ING leads banking industry group to decarbonize steel sector


Banks led by ING and including Citi, Goldman Sachs, Societe Generale, Standard Chartered and UniCredit have formed a working group to help decarbonize the steel sector and achieve net-zero steelmaking by 2050.

The banks are all major lenders to the steel industry, ING said in a May 27 statement. The banks’ Steel Climate-Aligned Finance Working Group will define common standards for measuring progress on climate targets, proactively supporting the steel sector’s decarbonization.

“Many industries have low-carbon technologies, but the steel sector, which emits roughly 7% of global energy emissions and is heavily dependent on coal, currently lacks commercially viable alternatives,” ING said. “Since the sector is so carbon intensive, there are expectations that financial institutions should support its decarbonization, but so far financial institutions lack the practical tools to do this effectively.”

Senior representatives from each bank’s metals and mining teams will work to draft a climate-aligned finance agreement for the sector, including the scope, emissions pathways, methodologies and governance structure, ING said. The draft will align with other initiatives as much as possible, and help set global best practices on climate for financial institutions that facilitate steelmaking.

“The challenge for the steel sector to decarbonize is significant, with alternative technology paths unproven and not yet commercialised,” said Arnout van Heukelem, global head of Metals, Mining and Fertilizers at ING, in the statement.

Current steel production in Europe is heavily reliant on coking coal, met coke and iron ore as raw materials, along with metallics and scrap, where global trade financing, shipping and risk management forms a crucial part of the steel industry. Investments supporting the sectors, including low-carbon projects in steel and raw materials processing and logistics, have increased demand for capital and debates around public sector support.
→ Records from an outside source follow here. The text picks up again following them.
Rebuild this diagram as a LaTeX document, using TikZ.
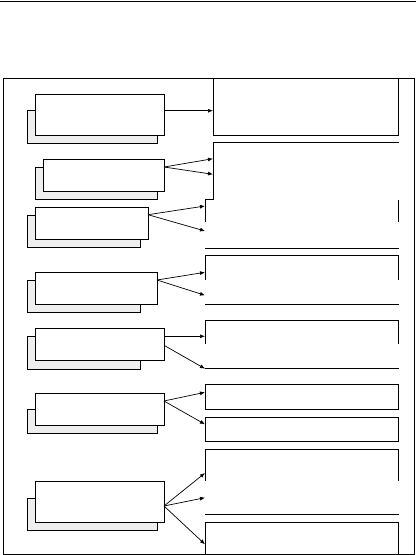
\documentclass[tikz,border=0pt]{standalone}
\usetikzlibrary{arrows.meta}
\definecolor{shadegray}{HTML}{EEEEEE}
\begin{document}
\begin{tikzpicture}[x=1pt, y=-1pt, line width=0.9pt,
    card/.style={draw, fill=white, anchor=north west, inner sep=0pt, outer sep=0pt},
    backing/.style={card, fill=shadegray},
    arrow/.style={-{Latex[length=5pt,width=4pt]}, line width=0.7pt}
  ]
    \useasboundingbox (0,0) rectangle (416,555);
    % rule and outer frame
    \draw (0,1.3) -- (416,1.3);
    \draw (3,78) rectangle (414.3,554);
    % right hand panels
    \draw (213,78) -- (213,135.3) -- (398.7,135.3) -- (398.7,78);
    \draw (398.7,142.7) -- (213,142.7) -- (213,199) -- (205,199) -- (205,222);
    \draw (398.7,200) -- (398.7,222);
    \draw (205,248.3) -- (398.7,248.3);
    \draw (205,280) -- (205,255.7) -- (398.7,255.7) -- (398.7,280);
    \draw (205,304) -- (398.7,304);
    \draw (205,344.3) -- (205,320) -- (398.7,320) -- (398.7,344.3);
    \draw (205,368.7) -- (398.7,368.7);
    \draw (205,384.3) rectangle (398.7,409);
    \draw (205,417.3) rectangle (398.7,441.7);
    \draw (205,481) -- (205,449.3) -- (398.7,449.3) -- (398.7,481);
    \draw (205,514.3) -- (398.7,514.3);
    \draw (205,554) -- (205,522.3) -- (398.7,522.3) -- (398.7,554);
    % arrow tips on the panels
    \coordinate (t1) at (213,110.7);
    \coordinate (t2a) at (213,158.7);
    \coordinate (t2b) at (213,174.3);
    \coordinate (t3a) at (205,206);
    \coordinate (t3b) at (205,231);
    \coordinate (t4a) at (205,272.3);
    \coordinate (t4b) at (205,295.3);
    \coordinate (t5a) at (205,336.3);
    \coordinate (t5b) at (205,368.7);
    \coordinate (t6a) at (205,392.3);
    \coordinate (t6b) at (205,424.3);
    \coordinate (t7a) at (205,473);
    \coordinate (t7b) at (205,497.7);
    \coordinate (t7c) at (205,544.3);
    % shadowed boxes
    \node[backing, minimum width=130pt, minimum height=33pt] (s1) at (27,110) {};
    \node[card, minimum width=129pt, minimum height=41pt] (b1) at (35,94) {};
    \node[backing, minimum width=122pt, minimum height=32pt] (s2) at (35,167) {};
    \node[card, minimum width=121pt, minimum height=32pt] (b2) at (43,159) {};
    \node[backing, minimum width=113pt, minimum height=32pt] (s3) at (27,215) {};
    \node[card, minimum width=113pt, minimum height=32pt] (b3) at (35,207) {};
    \node[backing, minimum width=113pt, minimum height=32pt] (s4) at (27,280) {};
    \node[card, minimum width=122pt, minimum height=32pt] (b4) at (35,272) {};
    \node[backing, minimum width=113pt, minimum height=33pt] (s5) at (27,336) {};
    \node[card, minimum width=129pt, minimum height=32pt] (b5) at (35,328) {};
    \node[backing, minimum width=130pt, minimum height=24pt] (s6) at (27,409) {};
    \node[card, minimum width=129pt, minimum height=32pt] (b6) at (35,393) {};
    \node[backing, minimum width=130pt, minimum height=32pt] (s7) at (27,498) {};
    \node[card, minimum width=129pt, minimum height=41pt] (b7) at (35,481) {};
    % connectors
    \draw[arrow] (b1.east |- t1) -- (t1);
    \draw[arrow] ([yshift=8pt]b2.east) -- (t2a);
    \draw[arrow] ([yshift=8pt]b2.east) -- (t2b);
    \draw[arrow] ([yshift=8.3pt]b3.east) -- (t3a);
    \draw[arrow] ([yshift=8.3pt]b3.east) -- (t3b);
    \draw[arrow] ([yshift=8pt]b4.east) -- (t4a);
    \draw[arrow] ([yshift=8pt]b4.east) -- (t4b);
    \draw[arrow] (b5.east |- t5a) -- (t5a);
    \draw[arrow] ([yshift=-1.3pt]b5.east) -- (t5b);
    \draw[arrow] ([yshift=8pt]b6.east) -- (t6a);
    \draw[arrow] ([yshift=8pt]b6.east) -- (t6b);
    \draw[arrow] ([yshift=-4.5pt]b7.east) -- (t7a);
    \draw[arrow] ([yshift=-4.5pt]b7.east) -- (t7b);
    \draw[arrow] ([yshift=-4.5pt]b7.east) -- (t7c);
\end{tikzpicture}
\end{document}
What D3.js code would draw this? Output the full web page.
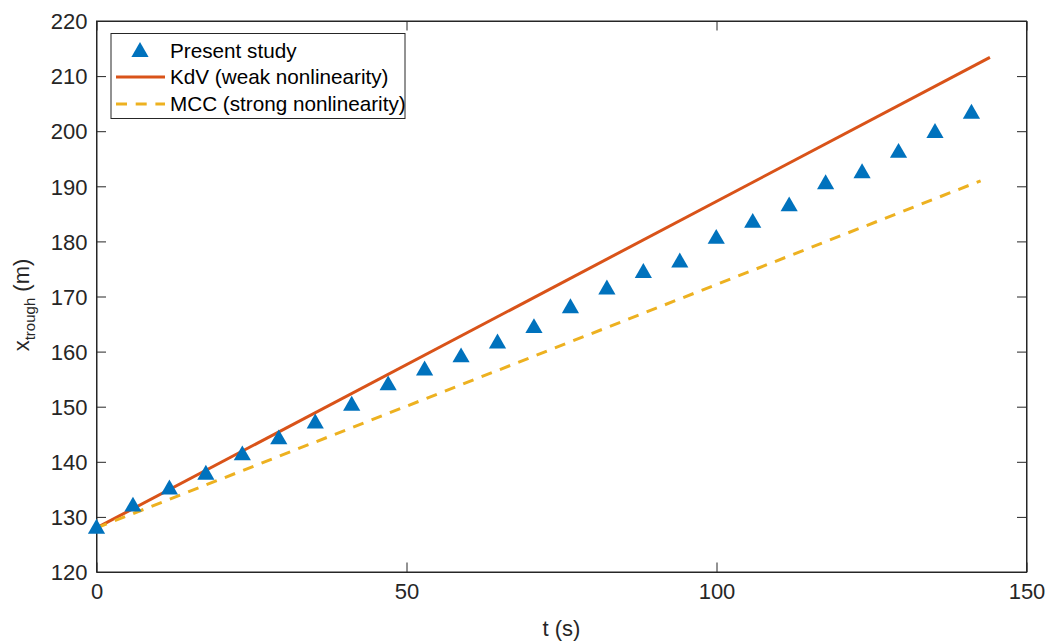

“The agreement will be modelled after the Poseidon Principles, the first sector-specific climate-aligned finance agreement for maritime shipping,” ING said.

“The Poseidon Principles were launched in July 2019 with 11 banking signatories representing $100 billion — or 20% — of senior shipping debt and have since more than doubled to 24 signatories representing $175 billion as of March 2021. Developed through unprecedented multi-stakeholder collaboration between major shipping lenders, industrial corporates, and experts, the Poseidon Principles set the stage for a similar framework in other sectors, such as steel.”

The six banks aim to get more banks to join in the final climate-alignment agreement, which will be released at the 26th UN Climate Change Conference of the Parties, or COP26, in November 2021, it said. The working group falls under the umbrella of the recently launched Net Zero Steel Initiative, which is part of the broader Mission Possible Platform, it added.